Later that afternoon, when I went out to run an errand, I saw my neighbour's computer and either a shredder or a printer (I didn't want to look too closely) sitting on top of bags of rubbish waiting to be collected. I wondered what secrets and stories the bags contained – what random things he'd saved because they had special meaning to him, but had been thrown away because his family couldn't decode them. Then I went upstairs and put on my new Toad the Wet Sprocket CD.

***

Two victories: 1. Finished 10-mile race on Sunday morning – for which, I might add, I was ridiculously unprepared thanks to not having run for nearly a month because of the ice and snow. And though it was hilly, my time was only 1:32 – under 9:30-minute miles, and rather close to 9 minute ones. 2. Have, as of noon today, been completely off diet Coke and other artificially sweetened carbonated beverages for an entire week. I expect this will be the subject of another post, but let's just say I used to drink diet Coke like it was my job. Truly disgusting amounts of the stuff.

Friday's gratitude list: 1. Got four-month contract (now let's see if I can keep it). 2. Random run-in and glass of champagne with charming and adorable brother of A-list celebrity who is probably a C-lister in his own right. 3. Date cancelled before I got on the train, as opposed to when I was already on it or had arrived. (Hey, it's the small things.)

Saturday: 1. My new CDs. 2. Possibility – a day to do whatever I want with. 3. Blogs (I'm not talking about my own) – lots of food for thought.

Sunday: 1. Lovely clear day and not too cold for run. 2. Fun tea and catch-up with a friend at Wagamama (it was 3 pm – she needed to eat. But wasn't at all bothered by sitting with food.) 3. Long (and long overdue) chat with best friend in Chicago.

And – I know you've all been waiting for this (ha) – what makes me happy. I've tried not to overthink it otherwise I'd never post it! So...
1. Singing. Not in any professional or even organized sense – I just like to do it, particularly if I can hide my voice behind other people's!
2. Road trips – especially if they're spur of the moment. Also travel in general.
3. The sense of possibility – that anything could happen and just might.
4. Anything that makes me laugh (because I know I'll laugh about it for days.
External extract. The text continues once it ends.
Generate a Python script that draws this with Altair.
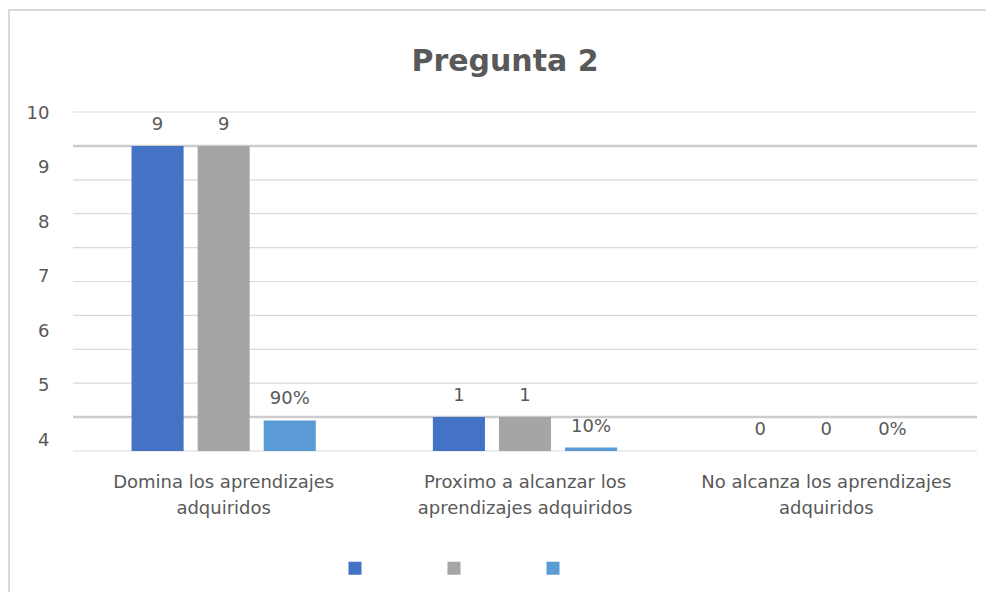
import json
import altair as alt
import pandas as pd

# ---- data ----
categories = [
    "Domina los aprendizajes adquiridos",
    "Proximo a alcanzar los aprendizajes adquiridos",
    "No alcanza los aprendizajes adquiridos",
]
category_lines = [
    ["Domina los aprendizajes", "adquiridos"],
    ["Proximo a alcanzar los", "aprendizajes adquiridos"],
    ["No alcanza los aprendizajes", "adquiridos"],
]
series = ["Serie1", "Serie2", "Serie3"]
serie1 = [9, 1, 0]
serie2 = [9, 1, 0]
serie3 = [0.9, 0.1, 0.0]          # shown as percentages
y_tick_labels = [10, 9, 8, 7, 6, 5, 4]
grid_levels = [0, 1, 2, 3, 4, 5, 6, 7, 8, 9, 10]
colors = ["#4472C4", "#A5A5A5", "#5B9BD5"]

rows = []
for i, c in enumerate(categories):
    for s, vals in zip(series, [serie1, serie2, serie3]):
        v = vals[i]
        lab = f"{round(v * 100)}%" if s == "Serie3" else f"{v:g}"
        rows.append({"cat": c, "serie": s, "value": v, "label": lab})
df = pd.DataFrame(rows)
grid_df = pd.DataFrame({"value": grid_levels})

# odd axis labelling of the original: labels 10..4 spread over the whole axis
tick_pos = [round(0.32 + (l - 4) * 1.608, 3) for l in y_tick_labels]
label_map = {str(p): str(l) for p, l in zip(tick_pos, y_tick_labels)}
line_map = {c: ln for c, ln in zip(categories, category_lines)}

FONT = "DejaVu Sans"
TXT = "#595959"

x_enc = alt.X(
    "cat:N",
    sort=categories,
    scale=alt.Scale(domain=categories, paddingInner=0, paddingOuter=0),
    axis=alt.Axis(
        title=None, domain=False, ticks=False, labelAngle=0,
        labelExpr=f"{json.dumps(line_map)}[datum.value]",
        labelFont=FONT, labelFontSize=18, labelColor=TXT,
        labelPadding=22, labelLineHeight=26, labelBaseline="top",
        labelLimit=400,
    ),
)
y_enc = alt.Y(
    "value:Q",
    scale=alt.Scale(domain=[0, 10], nice=False, zero=True),
    axis=alt.Axis(
        title=None, domain=False, ticks=False, grid=False,
        values=tick_pos,
        labelExpr=f"{json.dumps(label_map)}[toString(datum.value)]",
        labelFont=FONT, labelFontSize=18, labelColor=TXT, labelPadding=24,
    ),
)
xoff = alt.XOffset("serie:N", sort=series,
                   scale=alt.Scale(paddingInner=0.212, paddingOuter=0.886))

grid = alt.Chart(grid_df).mark_rule().encode(
    y=y_enc,
    color=alt.condition("datum.value == 1 || datum.value == 9",
                        alt.value("#cdcdcd"), alt.value("#d9d9d9")),
    strokeWidth=alt.condition("datum.value == 1 || datum.value == 9",
                              alt.value(2.5), alt.value(1.2)),
)

bars = alt.Chart(df).mark_bar().encode(
    x=x_enc,
    xOffset=xoff,
    y=y_enc,
    color=alt.Color(
        "serie:N", sort=series,
        scale=alt.Scale(domain=series, range=colors),
        legend=alt.Legend(
            title=None, orient="none", direction="horizontal",
            legendX=275, legendY=449, labelExpr="''", symbolType="square",
            symbolSize=170, symbolStrokeWidth=0, columnPadding=85,
            labelOffset=0, padding=0,
        ),
    ),
)

texts = alt.Chart(df).mark_text(
    font=FONT, fontSize=18, color=TXT, baseline="alphabetic", dy=-16
).encode(x=x_enc, xOffset=xoff, y=y_enc, text="label:N")

one = pd.DataFrame({"a": [0]})
border_left = alt.Chart(one).mark_rule(color="#d9d9d9", strokeWidth=2).encode(
    x=alt.value(-64), y=alt.value(-103), y2=alt.value(480))
border_top = alt.Chart(one).mark_rule(color="#d9d9d9", strokeWidth=2).encode(
    x=alt.value(-65), x2=alt.value(915), y=alt.value(-102))

chart = alt.layer(grid, bars, texts, border_left, border_top).properties(
    width=904, height=339,
    background="white",
    title=alt.TitleParams(
        "Pregunta 2", font=FONT, fontSize=30, fontWeight="bold", color=TXT,
        anchor="middle", frame="group", offset=-69, dx=-20,
    ),
    autosize=alt.AutoSizeParams(type="none"),
    padding={"left": 65, "top": 104, "right": 9, "bottom": 144},
).configure_view(stroke=None)

chart.save("out.html", embed_options={"renderer": "svg", "actions": False})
When I find something funny I find it endlessly funny, and people probably think I'm crazy because I'll literally walk down the street laughing about something someone said four days ago.)
5. Books from my childhood, particularly the Little House on the Prairie series.
6. Finding a great bargain (so great I can afford it) on something I have coveted for ages.
7. Being asked for advice or recommendations -- and in the last case, actually knowing off the top of my head what to suggest.
8. When things are tidy and organized (which is, like, never – note to self: put on new CDs and get cleaning)
9. Reading, especially a really fantastic sentence that so particularly nails a feeling that I have to reread it eleventeen times.
10. Non-work events that serve champagne.

Lori and JessiferSeabs... tag, you're it!

1 comment:

  1. "What random things he'd saved...but had been thrown away because his family couldn't decode them" - I love this!!! Beautiful.

    Ooh - Little House on The Prairie. I still have all of those books, now falling apart. I've tried to get my 8-year old daughter interested in them. All she wants is Captain Underpants. Did you read Harriet the Spy or What Katy Did (and I'm such a geek - What Katy Did Next)? I read them so many times they've fallen apart.

    Nice to know you enjoy your own company!

    Drinking champagne with the adorable brother of an A-lister? See? Now, as an official single lady, you can do stuff like this, and NO ONE raises an eyebrow.

    Sorry this was so long. Just enjoyed your post!